6. Pour nous, mes frères, si nous sommes comme sans foi, si nous plaçons Dieu derrière nous, en sorte que dissimulant la crainte, nous regardions de préférence la vanité, avec quelle faveur pensons-nous que le Seigneur nous regardera. Il nous regardera sans doute; mais avec quel visage? « Le visage du Seigneur est sur ceux qui font le mal (Psalm. XXXIII, 19), » mais combien irrité, combien terrible combien intolérable ? c'est ce qu'on saura lorsque ceux qui l'ont haï fuiront loin de sa face. Mais où fuiront-ils, Seigneur, loin de votre présence, sinon dans les ténèbres extérieures, dans ce chaos et dans cet abîme de feu et de brouillards ? Alors, « ils diront aux montagnes : tombez sur nous, et aux collines : couvrez-nous (Luc.
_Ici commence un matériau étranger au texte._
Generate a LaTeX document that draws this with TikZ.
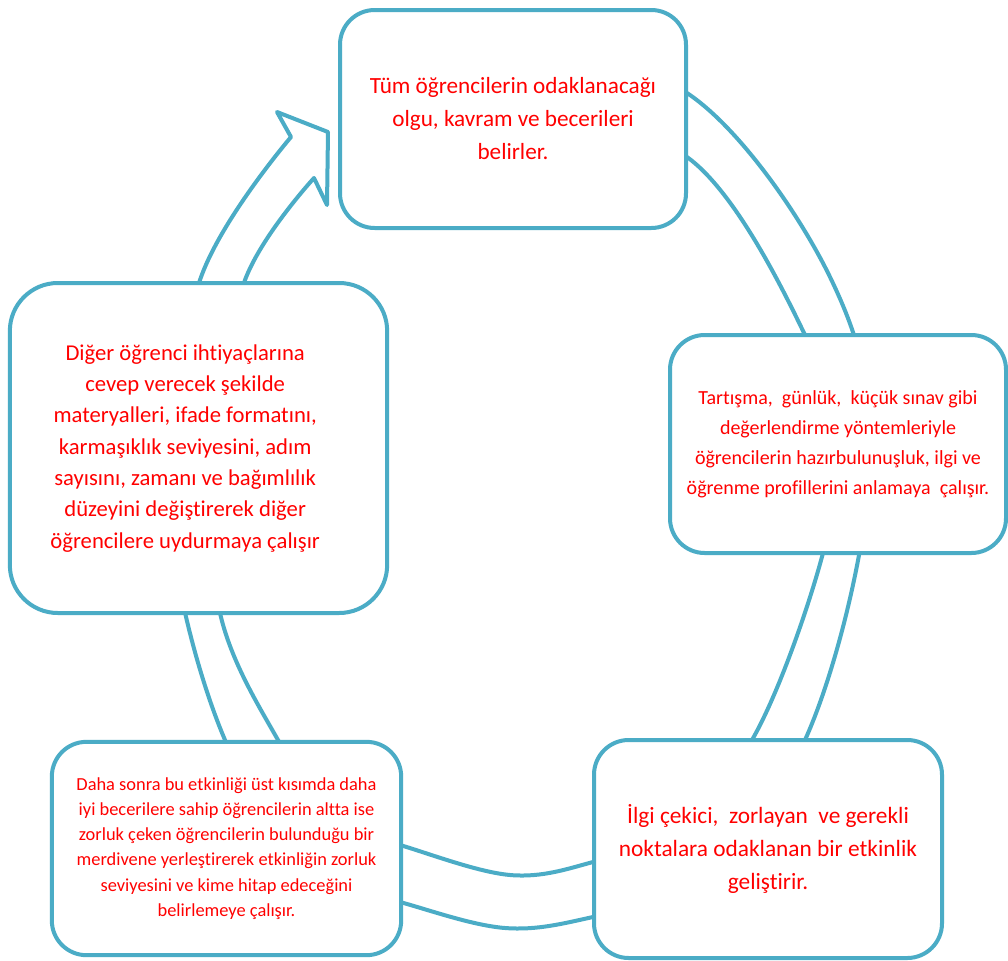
\documentclass[tikz,border=0pt]{standalone}
\usepackage{fontspec}
\setmainfont{Carlito}[Ligatures={NoCommon}]
\usepackage{xcolor}
\usepackage{tikz}
\definecolor{ringblue}{HTML}{4BACC6}
\definecolor{txtred}{HTML}{FF0000}

\begin{document}
\begin{tikzpicture}[x=0.75pt, y=-0.75pt,
  stepbox/.style={draw=ringblue, line width=3pt, fill=white, rounded corners=26pt, align=center, text=txtred, inner sep=0pt},
  ring/.style={draw=ringblue, line width=3pt, fill=white, line join=round}]
\useasboundingbox[fill=white] (0,0) rectangle (1008,961);
\coordinate [] (N1) at (291,137);
\coordinate [] (B1) at (277,112);
\coordinate [] (T) at (328,132);
\coordinate [] (B2) at (327,205);
\coordinate [] (N2) at (314,178);
\draw[ring] plot[smooth, tension=0.6] coordinates {(520,72) (687,93) (830,277) (870,470) (805,740) (680,890) (593,917) (505,928) (400,902) (330,880) (225,740) (168,500) (200,280) (N1)} -- (B1) -- (T) -- (B2) -- (N2) -- plot[smooth, tension=0.6] coordinates {(N2) (245,280) (212,450) (220,613) (278,740) (340,825) (400,845) (510,875) (593,862) (660,835) (752,740) (823,553) (828,450) (805,335) (687,157) (520,130)} -- cycle;
\node[stepbox, minimum width=259.5pt, minimum height=163.5pt, font=\fontsize{17.4pt}{24.75pt}\selectfont] (olgu) at (513,119) {Tüm öğrencilerin odaklanacağı\\olgu, kavram ve becerileri\\belirler.};
\node[stepbox, minimum width=252pt, minimum height=163.5pt, font=\fontsize{15pt}{22.5pt}\selectfont] (tani) at (838,444) {\rule{0pt}{8pt}Tartışma, \ günlük, \ küçük sınav gibi\\değerlendirme yöntemleriyle\\öğrencilerin hazırbulunuşluk, ilgi ve\\öğrenme profillerini anlamaya \ çalışır.};
\node[stepbox, minimum width=261pt, minimum height=163.5pt, font=\fontsize{17.5pt}{24.4pt}\selectfont] (etkinlik) at (768,849) {İlgi çekici, \ zorlayan \ ve gerekli\\noktalara odaklanan bir etkinlik\\geliştirir.};
\node[stepbox, minimum width=262pt, minimum height=160pt, font=\fontsize{13.8pt}{18.9pt}\selectfont] (merdiven) at (226.5,848.5) {\rule{0pt}{9pt}Daha sonra bu etkinliği üst kısımda daha\\iyi becerilere sahip öğrencilerin altta ise\\zorluk çeken öğrencilerin bulunduğu bir\\merdivene yerleştirerek etkinliğin zorluk\\seviyesini ve kime hitap edeceğini\\belirlemeye çalışır.};
\node[stepbox, rounded corners=36pt, minimum width=283pt, minimum height=247.5pt, font=\fontsize{17pt}{23.5pt}\selectfont] (uyarla) at (198.5,448) {\begin{tabular}{@{}c@{\hspace{20pt}}}Diğer öğrenci ihtiyaçlarına\\cevep verecek şekilde\\materyalleri, ifade formatını,\\karmaşıklık seviyesini, adım\\sayısını, zamanı ve bağımlılık\\düzeyini değiştirerek diğer\\öğrencilere uydurmaya çalışır\end{tabular}};
\end{tikzpicture}
\end{document}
XXIII, 30), » trouvant plus supportable d'être absorbés par les gouffres de l'enfer, que de soutenir les regards d'un Dieu irrité. Alors les justes seront dans une grande constance : alors la foi qui se tient maintenant avec inquiétude en la présence du Seigneur, pour voir sa volonté, se tiendra en sûreté pour contempler sa gloire. «Veillez, mes frères, tenez-vous dans la foi (I Cor. XVI, 13). » Celui que la foi agite par la crainte ne peut dormir dans la négligence : celui que la foi enracine dans l'espérance ne peut chanceler par la défiance. Que toutes vos actions se fassent en la charité , afin que la douceur s'ajoute à la foi , en sorte que l'on dise de chacun de vous : « Le Seigneur l'a rendu saint en sa foi et sa douceur : » daigne nous l'accorder, le Saint des saints qui vit et règne dans tous les siècles des siècles. Amen.